How do we support the Katalin Karikó's?

There's a lot of reasonable outrage today around how Katalin Karikó was treated throughout her career (full disclosure: by my employer, UPenn). Obviously a number of someones made a huge mistake by not recognizing the brilliance and potential of her work - no question there!

What I've been thinking about and I'd love to get some scenius input on: how could we, as an academic community, do better?

Here's one summary of what happened:
https://billypenn.com/2020/12/29/university-pennsylvania-covid-vaccine-mrna-kariko-demoted-biontech-pfizer/

Taking seriously the notion that 1) we want to support the Katalin Karikó's, 2) high-risk, high-reward research takes time, and 3) everyone needs to go through a job evaluation at some point, here are a few ideas:

*) Better support to help geniuses communicate (and fund) their ideas.
*) More funding for high-risk, high-reward projects
*) A longer evaluation period for individuals engaged in high-risk/high-reward research

What would you add/change?

Philly scientist behind COVID vaccine tech was demoted by UPenn, yet she persisted

Dismissed by many, Dr. Katalin Karikó remained passionate about mRNA therapeutics.

Billy Penn at WHYY

@NicoleCRust Two possibly contradictory things: 1. More stable research jobs where people won't get fired for not getting grants (hard money). 2. More grant funding.

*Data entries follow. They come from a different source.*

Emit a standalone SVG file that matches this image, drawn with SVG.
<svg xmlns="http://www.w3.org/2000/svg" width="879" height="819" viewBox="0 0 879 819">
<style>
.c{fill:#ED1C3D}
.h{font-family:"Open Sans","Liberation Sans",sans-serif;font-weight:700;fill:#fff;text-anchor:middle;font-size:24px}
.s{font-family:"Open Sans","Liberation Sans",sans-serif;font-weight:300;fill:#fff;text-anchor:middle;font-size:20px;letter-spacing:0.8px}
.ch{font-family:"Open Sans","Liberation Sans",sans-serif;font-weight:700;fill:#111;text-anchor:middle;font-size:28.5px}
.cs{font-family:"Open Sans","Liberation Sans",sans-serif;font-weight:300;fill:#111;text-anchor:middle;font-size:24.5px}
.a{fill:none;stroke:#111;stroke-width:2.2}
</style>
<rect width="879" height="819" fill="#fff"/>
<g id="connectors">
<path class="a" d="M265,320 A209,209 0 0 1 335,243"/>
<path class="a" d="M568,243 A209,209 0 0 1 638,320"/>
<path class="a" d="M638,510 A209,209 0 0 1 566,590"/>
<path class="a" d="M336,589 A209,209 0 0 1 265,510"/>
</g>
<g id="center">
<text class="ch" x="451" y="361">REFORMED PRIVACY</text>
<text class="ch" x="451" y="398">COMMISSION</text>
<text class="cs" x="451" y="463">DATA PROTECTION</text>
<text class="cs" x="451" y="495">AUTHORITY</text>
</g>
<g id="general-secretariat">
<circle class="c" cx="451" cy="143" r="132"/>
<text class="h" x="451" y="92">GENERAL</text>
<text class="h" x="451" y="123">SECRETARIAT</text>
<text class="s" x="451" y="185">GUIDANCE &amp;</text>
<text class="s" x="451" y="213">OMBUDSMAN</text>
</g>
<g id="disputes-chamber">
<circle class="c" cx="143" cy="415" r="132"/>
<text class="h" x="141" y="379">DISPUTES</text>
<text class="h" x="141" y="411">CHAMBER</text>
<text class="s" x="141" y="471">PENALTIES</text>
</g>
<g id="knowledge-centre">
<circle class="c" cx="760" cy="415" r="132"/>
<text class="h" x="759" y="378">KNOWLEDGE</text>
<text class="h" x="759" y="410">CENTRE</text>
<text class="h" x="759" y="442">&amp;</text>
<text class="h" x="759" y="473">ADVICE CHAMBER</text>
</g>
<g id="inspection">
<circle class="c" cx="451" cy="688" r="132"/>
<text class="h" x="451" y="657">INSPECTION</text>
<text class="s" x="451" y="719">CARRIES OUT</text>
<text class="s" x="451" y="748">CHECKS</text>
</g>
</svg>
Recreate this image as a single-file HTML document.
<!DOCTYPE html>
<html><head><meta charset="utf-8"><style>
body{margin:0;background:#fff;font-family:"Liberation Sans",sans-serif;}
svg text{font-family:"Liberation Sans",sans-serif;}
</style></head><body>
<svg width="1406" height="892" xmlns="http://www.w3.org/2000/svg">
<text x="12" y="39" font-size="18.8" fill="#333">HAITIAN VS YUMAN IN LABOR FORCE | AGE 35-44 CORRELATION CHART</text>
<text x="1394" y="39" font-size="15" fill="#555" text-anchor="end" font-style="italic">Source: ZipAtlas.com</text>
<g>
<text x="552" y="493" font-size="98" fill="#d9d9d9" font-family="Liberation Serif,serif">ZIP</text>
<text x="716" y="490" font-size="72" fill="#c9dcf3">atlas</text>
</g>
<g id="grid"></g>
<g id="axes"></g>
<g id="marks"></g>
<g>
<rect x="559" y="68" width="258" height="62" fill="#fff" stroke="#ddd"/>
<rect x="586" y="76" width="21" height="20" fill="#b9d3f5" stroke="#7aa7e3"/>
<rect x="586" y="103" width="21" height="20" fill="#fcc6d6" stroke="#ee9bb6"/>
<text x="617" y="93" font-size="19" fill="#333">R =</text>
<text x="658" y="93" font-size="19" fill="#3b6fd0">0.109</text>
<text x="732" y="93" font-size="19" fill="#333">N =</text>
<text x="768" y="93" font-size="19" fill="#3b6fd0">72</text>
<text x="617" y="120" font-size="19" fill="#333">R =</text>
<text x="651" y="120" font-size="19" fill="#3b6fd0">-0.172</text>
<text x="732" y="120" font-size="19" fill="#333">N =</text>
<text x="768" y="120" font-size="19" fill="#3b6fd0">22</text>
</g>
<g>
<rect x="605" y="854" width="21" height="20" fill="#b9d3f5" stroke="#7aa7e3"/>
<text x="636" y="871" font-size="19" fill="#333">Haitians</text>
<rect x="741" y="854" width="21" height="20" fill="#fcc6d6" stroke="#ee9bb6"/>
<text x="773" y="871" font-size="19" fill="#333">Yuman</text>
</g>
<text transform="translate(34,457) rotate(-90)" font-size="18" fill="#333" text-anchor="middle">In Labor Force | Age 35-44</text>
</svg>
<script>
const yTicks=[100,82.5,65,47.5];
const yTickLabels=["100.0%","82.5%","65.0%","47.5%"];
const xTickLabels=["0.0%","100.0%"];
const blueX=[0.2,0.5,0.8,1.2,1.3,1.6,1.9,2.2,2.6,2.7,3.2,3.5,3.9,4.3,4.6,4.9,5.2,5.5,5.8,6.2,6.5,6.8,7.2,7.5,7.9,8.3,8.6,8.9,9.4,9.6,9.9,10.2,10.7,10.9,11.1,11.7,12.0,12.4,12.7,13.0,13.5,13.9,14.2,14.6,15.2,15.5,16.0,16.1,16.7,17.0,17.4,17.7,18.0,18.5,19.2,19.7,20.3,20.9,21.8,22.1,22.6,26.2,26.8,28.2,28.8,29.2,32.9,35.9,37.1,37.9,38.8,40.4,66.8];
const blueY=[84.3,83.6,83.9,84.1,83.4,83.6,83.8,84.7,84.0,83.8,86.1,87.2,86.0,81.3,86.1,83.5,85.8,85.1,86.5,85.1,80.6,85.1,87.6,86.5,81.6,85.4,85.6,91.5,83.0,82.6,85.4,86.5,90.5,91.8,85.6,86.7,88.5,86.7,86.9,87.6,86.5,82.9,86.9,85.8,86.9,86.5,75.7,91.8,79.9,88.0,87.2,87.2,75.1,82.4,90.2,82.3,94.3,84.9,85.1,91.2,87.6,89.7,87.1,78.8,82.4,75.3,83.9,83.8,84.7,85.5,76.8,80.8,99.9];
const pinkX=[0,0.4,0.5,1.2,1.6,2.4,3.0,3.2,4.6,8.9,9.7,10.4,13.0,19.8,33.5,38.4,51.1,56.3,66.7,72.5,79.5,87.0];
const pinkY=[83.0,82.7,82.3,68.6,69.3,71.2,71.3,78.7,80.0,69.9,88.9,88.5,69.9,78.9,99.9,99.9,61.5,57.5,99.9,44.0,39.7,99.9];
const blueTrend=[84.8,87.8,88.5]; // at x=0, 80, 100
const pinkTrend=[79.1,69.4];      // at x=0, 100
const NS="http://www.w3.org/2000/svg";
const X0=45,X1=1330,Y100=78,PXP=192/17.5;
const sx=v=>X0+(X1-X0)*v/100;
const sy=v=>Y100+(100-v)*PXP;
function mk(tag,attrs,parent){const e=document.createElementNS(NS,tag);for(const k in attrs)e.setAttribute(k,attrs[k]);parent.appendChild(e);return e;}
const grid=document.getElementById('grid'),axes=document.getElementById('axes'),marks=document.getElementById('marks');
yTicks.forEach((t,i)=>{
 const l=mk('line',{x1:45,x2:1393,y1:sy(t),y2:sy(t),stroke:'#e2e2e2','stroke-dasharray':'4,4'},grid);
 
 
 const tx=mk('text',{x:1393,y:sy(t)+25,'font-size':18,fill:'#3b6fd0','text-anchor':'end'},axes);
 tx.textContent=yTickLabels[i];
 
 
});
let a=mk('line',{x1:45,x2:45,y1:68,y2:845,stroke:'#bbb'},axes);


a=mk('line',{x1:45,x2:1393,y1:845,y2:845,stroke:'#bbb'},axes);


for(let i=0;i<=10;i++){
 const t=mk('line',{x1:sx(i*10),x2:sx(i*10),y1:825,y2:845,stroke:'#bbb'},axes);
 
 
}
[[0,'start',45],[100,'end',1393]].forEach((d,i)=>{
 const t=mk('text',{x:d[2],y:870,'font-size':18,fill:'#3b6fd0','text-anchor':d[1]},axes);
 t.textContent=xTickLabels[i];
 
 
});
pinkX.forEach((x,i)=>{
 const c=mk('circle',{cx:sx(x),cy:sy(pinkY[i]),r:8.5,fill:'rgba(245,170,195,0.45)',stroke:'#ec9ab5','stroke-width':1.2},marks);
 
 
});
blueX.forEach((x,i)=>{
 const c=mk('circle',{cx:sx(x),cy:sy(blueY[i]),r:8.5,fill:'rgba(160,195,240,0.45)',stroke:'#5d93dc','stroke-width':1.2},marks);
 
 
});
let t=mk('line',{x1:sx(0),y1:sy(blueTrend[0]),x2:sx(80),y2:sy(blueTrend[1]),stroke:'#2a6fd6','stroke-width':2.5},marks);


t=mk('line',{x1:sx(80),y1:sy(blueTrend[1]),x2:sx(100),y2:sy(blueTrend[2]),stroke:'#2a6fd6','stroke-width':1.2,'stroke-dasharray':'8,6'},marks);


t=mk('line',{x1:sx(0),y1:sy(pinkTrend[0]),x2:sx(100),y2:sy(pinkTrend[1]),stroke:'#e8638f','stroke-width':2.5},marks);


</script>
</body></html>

I don't think the issue is specifically about funding high-risk, high-reward. It's that we have little clue what research will be high reward and the more research that's funded the more likely some will lead to major discoveries.

The trouble is that increases in overall grant funding leads to places like UPenn creating more soft-money positions. A big Q for me is how to give universities an incentive to internally support more stable jobs.